Under the sea

July 28, 2008  

In early July, Alberta’s government announced billions of dollars in funding for carbon sequestration, potentially trapping the province’s millions of tonnes of annual greenhouse emissions in abandoned oil wells or coal seams (4.9 MB PDF). One of the dangers in these kinds of projects, some say, is that the gas could leak, causing a disastrous dispersion of oxygen (“outgassing”) and, therefore, suffocating any animals or humans nearby. Sequestration projects’ costs, often government subsidized, are also a bone of contention.

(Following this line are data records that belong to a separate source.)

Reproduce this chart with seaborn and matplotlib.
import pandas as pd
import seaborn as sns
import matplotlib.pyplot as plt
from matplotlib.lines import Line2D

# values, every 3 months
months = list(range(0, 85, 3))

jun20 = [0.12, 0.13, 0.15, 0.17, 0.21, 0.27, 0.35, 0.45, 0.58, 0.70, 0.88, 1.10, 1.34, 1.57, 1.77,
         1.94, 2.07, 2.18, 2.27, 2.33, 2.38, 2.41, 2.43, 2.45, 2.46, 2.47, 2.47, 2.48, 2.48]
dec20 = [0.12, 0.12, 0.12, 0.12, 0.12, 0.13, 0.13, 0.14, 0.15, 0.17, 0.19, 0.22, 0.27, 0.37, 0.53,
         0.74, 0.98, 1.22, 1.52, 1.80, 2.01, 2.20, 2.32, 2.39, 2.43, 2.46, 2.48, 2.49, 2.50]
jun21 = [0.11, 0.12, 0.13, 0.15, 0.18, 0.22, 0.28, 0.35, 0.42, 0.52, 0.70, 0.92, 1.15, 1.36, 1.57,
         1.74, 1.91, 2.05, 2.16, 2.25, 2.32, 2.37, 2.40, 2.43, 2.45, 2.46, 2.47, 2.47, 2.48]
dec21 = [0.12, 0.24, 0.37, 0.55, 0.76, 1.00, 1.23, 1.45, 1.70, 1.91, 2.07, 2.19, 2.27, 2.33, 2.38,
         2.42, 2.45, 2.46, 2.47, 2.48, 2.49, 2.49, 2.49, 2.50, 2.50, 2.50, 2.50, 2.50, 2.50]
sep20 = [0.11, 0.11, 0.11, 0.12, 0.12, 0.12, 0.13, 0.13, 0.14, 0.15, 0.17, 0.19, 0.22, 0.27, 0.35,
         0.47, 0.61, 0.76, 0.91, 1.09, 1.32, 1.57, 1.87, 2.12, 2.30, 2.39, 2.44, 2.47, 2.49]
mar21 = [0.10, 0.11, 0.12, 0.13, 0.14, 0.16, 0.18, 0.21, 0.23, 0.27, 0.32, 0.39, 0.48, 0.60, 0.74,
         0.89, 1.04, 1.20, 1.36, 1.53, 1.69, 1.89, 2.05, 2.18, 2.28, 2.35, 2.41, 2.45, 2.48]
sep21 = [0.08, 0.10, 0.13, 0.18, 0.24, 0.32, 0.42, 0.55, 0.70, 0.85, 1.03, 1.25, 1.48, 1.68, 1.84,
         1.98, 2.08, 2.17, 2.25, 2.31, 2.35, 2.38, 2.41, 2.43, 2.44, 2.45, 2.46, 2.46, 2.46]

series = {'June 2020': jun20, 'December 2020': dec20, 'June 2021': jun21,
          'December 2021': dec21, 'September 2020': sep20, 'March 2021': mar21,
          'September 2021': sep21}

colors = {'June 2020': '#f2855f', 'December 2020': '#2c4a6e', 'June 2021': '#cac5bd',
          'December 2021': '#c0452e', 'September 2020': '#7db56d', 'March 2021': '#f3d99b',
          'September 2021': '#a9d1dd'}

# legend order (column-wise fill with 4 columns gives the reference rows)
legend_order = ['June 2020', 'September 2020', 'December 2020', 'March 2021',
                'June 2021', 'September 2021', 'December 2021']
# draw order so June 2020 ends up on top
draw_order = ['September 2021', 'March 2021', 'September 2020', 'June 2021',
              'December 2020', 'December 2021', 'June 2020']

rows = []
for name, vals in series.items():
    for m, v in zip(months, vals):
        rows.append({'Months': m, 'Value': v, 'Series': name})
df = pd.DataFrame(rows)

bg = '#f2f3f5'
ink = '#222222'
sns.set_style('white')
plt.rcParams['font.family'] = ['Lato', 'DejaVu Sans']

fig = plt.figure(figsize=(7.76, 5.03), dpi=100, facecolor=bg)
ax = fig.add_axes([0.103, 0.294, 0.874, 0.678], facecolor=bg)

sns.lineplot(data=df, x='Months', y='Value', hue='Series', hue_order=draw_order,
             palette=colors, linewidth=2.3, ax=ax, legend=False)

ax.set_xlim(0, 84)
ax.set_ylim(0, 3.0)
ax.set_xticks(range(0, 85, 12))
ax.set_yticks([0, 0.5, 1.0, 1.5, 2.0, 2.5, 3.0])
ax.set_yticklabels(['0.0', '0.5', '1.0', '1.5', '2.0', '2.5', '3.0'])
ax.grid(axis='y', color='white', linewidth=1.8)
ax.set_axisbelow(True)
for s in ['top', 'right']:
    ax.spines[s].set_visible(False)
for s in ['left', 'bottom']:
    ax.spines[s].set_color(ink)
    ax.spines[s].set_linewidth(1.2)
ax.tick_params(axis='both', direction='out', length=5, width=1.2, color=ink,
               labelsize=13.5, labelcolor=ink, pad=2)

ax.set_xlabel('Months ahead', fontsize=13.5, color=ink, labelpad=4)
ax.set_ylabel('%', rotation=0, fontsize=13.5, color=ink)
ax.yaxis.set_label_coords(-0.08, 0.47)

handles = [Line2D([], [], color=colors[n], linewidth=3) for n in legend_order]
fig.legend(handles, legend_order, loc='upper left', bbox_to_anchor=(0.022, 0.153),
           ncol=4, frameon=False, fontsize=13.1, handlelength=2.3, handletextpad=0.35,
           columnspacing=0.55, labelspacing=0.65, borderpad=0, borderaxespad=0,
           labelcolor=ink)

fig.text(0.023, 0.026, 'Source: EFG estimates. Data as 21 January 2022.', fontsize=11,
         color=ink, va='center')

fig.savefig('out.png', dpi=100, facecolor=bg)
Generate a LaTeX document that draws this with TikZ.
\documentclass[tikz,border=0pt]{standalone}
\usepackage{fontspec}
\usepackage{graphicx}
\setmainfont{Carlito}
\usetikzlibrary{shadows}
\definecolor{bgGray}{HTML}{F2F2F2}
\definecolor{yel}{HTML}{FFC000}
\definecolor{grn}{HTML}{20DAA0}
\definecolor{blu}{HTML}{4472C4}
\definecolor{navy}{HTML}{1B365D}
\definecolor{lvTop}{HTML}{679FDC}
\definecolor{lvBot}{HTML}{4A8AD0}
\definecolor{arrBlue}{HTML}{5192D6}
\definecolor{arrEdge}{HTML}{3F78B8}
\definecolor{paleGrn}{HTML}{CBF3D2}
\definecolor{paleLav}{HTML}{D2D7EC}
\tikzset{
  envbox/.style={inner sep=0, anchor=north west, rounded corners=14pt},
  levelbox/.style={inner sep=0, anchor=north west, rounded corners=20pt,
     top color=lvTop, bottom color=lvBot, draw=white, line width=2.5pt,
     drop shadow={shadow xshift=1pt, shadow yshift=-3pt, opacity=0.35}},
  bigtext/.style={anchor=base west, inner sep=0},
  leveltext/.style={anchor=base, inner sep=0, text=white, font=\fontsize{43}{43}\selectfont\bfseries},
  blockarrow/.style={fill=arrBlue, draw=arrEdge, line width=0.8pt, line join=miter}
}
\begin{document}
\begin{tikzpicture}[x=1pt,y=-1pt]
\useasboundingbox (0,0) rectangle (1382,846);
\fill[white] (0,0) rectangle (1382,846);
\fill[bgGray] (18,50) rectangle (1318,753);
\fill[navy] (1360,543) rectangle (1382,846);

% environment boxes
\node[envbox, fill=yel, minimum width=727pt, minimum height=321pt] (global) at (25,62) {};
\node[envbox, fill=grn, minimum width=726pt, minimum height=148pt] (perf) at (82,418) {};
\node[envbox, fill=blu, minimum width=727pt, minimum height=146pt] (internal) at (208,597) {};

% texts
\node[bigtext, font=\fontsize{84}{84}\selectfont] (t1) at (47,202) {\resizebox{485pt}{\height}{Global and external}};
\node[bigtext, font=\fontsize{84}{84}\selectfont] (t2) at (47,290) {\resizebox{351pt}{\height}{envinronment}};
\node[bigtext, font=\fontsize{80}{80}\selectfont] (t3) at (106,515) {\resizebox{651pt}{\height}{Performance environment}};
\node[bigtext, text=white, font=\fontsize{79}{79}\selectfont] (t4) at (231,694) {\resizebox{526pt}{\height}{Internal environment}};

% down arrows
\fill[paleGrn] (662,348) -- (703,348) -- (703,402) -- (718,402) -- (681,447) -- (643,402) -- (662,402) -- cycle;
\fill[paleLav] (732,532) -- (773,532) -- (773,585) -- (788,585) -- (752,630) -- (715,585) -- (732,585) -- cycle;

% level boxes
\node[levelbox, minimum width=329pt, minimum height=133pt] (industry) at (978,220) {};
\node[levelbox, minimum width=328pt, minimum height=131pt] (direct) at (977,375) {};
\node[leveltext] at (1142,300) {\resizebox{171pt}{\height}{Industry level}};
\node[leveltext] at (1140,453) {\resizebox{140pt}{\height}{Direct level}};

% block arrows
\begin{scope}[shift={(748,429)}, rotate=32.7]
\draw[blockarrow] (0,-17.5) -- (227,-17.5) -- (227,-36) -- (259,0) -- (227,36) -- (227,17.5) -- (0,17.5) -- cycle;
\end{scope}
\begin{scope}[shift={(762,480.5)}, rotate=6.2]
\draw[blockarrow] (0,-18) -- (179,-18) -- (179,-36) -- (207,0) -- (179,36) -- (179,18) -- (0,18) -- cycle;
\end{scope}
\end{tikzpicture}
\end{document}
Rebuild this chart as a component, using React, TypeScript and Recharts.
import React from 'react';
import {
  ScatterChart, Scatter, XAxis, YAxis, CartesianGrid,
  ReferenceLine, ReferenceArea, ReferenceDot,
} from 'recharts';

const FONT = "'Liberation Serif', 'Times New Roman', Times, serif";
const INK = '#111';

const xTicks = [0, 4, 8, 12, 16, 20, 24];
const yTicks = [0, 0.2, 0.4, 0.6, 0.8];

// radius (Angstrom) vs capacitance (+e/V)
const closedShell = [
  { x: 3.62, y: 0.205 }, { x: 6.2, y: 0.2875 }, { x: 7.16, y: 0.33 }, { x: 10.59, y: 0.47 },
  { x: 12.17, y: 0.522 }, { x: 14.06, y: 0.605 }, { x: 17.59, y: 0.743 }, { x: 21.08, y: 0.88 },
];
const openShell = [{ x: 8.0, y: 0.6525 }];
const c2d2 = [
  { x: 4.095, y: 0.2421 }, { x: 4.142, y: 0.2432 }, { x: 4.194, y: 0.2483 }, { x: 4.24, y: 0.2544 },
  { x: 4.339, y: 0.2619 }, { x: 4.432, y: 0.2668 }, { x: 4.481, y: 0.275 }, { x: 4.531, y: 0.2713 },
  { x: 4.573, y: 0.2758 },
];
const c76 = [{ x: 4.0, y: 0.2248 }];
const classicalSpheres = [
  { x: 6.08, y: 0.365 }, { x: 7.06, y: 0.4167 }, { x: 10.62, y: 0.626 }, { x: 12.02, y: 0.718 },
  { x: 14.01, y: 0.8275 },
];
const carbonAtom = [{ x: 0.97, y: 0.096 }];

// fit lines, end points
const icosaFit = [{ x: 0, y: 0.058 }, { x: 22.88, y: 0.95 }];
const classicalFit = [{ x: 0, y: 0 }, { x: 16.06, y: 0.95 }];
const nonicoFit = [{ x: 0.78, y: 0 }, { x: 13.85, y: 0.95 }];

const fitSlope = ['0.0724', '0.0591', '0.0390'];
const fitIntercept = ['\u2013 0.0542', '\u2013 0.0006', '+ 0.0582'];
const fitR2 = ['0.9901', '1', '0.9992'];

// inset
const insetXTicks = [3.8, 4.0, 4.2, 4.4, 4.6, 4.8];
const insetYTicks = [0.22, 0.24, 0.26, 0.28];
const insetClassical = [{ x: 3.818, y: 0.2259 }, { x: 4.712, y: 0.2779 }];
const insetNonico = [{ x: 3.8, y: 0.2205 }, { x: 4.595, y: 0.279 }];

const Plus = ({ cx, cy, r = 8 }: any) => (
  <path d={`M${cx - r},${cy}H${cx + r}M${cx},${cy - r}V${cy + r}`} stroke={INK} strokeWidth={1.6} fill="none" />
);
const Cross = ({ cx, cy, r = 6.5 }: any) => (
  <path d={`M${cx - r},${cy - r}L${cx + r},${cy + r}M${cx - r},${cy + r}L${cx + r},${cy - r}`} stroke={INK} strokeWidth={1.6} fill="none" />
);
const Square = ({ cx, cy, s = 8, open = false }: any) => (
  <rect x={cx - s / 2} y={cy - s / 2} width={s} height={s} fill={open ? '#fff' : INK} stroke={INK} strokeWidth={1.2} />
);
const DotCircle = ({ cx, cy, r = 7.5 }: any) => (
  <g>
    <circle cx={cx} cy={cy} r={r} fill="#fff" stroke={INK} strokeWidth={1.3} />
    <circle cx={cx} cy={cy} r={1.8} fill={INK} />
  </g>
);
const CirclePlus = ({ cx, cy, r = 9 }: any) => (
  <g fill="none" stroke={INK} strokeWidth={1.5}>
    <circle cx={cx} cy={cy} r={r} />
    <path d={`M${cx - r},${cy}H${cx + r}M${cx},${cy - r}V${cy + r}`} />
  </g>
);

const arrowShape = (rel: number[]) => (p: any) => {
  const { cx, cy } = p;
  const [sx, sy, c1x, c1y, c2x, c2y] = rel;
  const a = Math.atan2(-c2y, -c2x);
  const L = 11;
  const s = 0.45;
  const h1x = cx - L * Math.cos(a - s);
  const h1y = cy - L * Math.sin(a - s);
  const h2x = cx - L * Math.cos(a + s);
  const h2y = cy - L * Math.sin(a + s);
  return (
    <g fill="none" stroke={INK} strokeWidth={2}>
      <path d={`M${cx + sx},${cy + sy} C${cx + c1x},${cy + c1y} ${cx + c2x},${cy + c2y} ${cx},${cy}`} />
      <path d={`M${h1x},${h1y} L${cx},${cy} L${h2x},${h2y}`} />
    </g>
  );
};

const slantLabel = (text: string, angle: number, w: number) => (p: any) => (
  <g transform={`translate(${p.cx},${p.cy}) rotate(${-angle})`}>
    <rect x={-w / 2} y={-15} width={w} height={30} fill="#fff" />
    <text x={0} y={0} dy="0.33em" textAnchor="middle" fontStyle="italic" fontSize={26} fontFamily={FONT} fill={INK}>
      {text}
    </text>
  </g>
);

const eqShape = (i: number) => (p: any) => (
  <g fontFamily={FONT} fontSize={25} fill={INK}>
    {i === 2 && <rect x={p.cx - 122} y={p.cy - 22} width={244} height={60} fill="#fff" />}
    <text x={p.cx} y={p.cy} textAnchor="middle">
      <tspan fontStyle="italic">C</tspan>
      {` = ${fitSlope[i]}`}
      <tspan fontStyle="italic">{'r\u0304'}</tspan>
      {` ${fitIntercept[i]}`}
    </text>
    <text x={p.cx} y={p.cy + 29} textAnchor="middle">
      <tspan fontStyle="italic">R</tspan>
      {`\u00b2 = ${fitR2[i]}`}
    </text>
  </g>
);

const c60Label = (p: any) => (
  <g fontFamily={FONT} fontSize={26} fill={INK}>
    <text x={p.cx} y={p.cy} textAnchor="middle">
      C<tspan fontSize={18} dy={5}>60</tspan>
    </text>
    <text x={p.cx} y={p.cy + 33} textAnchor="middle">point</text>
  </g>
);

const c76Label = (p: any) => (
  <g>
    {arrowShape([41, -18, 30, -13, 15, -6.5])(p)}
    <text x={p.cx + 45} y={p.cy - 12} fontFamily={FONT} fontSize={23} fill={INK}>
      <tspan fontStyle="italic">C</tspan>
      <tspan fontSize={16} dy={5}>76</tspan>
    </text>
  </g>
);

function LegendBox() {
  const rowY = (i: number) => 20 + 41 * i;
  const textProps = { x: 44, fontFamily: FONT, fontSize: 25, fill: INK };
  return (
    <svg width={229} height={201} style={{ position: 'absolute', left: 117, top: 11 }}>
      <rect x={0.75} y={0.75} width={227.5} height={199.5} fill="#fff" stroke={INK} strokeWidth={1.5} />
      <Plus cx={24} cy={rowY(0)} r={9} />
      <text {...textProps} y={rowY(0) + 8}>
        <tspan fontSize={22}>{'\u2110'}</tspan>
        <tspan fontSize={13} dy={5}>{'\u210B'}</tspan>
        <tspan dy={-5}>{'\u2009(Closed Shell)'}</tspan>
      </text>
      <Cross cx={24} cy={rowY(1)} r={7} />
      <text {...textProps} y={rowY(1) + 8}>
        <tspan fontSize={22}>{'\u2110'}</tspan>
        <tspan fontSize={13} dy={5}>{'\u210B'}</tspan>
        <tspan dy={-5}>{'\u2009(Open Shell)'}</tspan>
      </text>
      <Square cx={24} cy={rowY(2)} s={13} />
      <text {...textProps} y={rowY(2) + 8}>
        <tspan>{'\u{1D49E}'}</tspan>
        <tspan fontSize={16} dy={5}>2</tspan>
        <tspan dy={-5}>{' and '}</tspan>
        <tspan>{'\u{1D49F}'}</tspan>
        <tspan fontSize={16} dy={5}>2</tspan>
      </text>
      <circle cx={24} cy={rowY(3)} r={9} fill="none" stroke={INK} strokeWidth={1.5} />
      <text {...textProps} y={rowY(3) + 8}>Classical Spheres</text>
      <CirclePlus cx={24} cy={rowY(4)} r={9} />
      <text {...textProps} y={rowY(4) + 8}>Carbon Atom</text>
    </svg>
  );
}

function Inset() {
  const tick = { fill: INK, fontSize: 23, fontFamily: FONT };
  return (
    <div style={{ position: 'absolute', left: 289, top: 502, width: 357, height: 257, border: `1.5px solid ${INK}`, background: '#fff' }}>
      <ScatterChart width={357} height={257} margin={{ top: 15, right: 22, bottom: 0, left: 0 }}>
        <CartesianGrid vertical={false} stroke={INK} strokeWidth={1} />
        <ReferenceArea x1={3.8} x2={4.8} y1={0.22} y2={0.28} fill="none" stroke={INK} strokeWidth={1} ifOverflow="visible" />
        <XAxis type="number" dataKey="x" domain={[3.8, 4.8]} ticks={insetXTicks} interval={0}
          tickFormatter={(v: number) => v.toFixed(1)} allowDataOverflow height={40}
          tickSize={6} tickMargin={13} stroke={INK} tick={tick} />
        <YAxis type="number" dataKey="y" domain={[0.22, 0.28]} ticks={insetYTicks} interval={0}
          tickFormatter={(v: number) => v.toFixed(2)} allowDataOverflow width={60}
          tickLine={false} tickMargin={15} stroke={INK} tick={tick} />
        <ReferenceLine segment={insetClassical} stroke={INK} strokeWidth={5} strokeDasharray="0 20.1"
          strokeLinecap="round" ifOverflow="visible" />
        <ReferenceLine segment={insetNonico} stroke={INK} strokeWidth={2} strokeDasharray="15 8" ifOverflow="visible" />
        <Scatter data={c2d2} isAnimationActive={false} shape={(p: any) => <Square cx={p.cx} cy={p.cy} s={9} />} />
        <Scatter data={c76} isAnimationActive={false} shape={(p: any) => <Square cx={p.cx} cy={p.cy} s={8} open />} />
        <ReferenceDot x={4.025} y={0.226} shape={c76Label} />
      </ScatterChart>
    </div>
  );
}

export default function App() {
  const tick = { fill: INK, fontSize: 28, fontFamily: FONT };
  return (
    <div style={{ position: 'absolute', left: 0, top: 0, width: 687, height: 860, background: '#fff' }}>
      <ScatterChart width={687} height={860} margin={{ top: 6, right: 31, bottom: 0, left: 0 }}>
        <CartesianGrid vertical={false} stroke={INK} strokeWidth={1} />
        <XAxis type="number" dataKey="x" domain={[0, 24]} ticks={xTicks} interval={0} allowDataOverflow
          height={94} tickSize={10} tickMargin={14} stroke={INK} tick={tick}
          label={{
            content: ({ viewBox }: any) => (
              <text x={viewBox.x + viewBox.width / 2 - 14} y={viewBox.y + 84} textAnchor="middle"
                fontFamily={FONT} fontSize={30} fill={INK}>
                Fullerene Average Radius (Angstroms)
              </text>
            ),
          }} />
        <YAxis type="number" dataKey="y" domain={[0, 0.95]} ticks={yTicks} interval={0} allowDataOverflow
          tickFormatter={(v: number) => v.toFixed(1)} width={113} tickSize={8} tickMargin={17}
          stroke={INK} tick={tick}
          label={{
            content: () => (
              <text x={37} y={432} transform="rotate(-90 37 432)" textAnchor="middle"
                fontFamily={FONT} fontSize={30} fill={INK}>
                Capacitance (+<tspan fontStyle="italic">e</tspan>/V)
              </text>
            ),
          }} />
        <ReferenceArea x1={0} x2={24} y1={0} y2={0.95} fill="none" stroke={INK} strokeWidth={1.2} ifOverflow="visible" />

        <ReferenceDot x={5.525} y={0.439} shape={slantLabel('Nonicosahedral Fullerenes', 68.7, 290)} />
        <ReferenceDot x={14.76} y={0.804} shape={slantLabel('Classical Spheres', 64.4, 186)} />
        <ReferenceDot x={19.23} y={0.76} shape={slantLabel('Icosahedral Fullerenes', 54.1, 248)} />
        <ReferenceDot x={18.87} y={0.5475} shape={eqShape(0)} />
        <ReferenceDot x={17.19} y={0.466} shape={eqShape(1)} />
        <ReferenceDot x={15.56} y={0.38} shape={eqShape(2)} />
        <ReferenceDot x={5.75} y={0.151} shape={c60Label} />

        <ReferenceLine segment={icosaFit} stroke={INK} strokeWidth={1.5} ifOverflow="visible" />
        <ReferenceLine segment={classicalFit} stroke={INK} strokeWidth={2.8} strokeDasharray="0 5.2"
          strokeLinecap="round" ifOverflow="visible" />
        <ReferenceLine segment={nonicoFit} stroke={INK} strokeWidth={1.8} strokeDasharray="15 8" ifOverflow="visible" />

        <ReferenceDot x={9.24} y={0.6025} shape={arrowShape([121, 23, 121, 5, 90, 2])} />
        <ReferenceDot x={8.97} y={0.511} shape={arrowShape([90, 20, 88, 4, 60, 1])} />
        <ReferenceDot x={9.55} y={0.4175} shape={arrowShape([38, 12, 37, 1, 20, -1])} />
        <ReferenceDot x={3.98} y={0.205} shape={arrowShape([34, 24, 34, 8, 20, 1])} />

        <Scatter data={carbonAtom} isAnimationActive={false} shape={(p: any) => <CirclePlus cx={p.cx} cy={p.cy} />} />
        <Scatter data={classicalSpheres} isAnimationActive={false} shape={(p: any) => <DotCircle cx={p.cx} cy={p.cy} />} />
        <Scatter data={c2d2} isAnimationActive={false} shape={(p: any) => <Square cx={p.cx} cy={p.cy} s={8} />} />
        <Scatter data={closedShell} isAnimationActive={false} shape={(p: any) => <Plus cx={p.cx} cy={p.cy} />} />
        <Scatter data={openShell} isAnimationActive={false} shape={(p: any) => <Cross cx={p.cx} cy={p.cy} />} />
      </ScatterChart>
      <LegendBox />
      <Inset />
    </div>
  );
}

But for landlocked prairie province like Alberta, there’s nowhere to go but into the ground when it comes to burying emissions. Likewise, most research money is currently being directed toward land-based storage. But for those with access to the ocean the options could go much, much deeper.

Researchers at Columbia University’s Lamont-Doherty Earth Observatory have published a paper titled “Carbon dioxide sequestration in deep-sea basalt” (1.6 MB PDF) suggesting that porous volcanic rocks off the coast of Vancouver Island could be used to contain gigatonnes of greenhouse gas, enough to offset almost 150 years of US CO2 emissions. These formations of basalt, 2,700 metres below sea level and about 160 kilometres away from shore, would be able to absorb the gas in their pores, eventually forming “solid carbonate.” Any gas not absorbed by the rock, say the researchers, would simply remain contained below water, which is lighter than the gas.

Unlike land-based sequestration, the undersea storage proposed in the paper still just conceptual. The paper notes that the next step would be a pilot project to test injection and the resulting effects on the surrounding water, as well as the viability of transporting billions of tonnes of CO2 out into the ocean. But as places like Alberta begin to look at storing their greenhouse gas emissions, often plugging emissions back into the same sites that produced the fuel releasing them, the sea may eventually be an attractive alternative.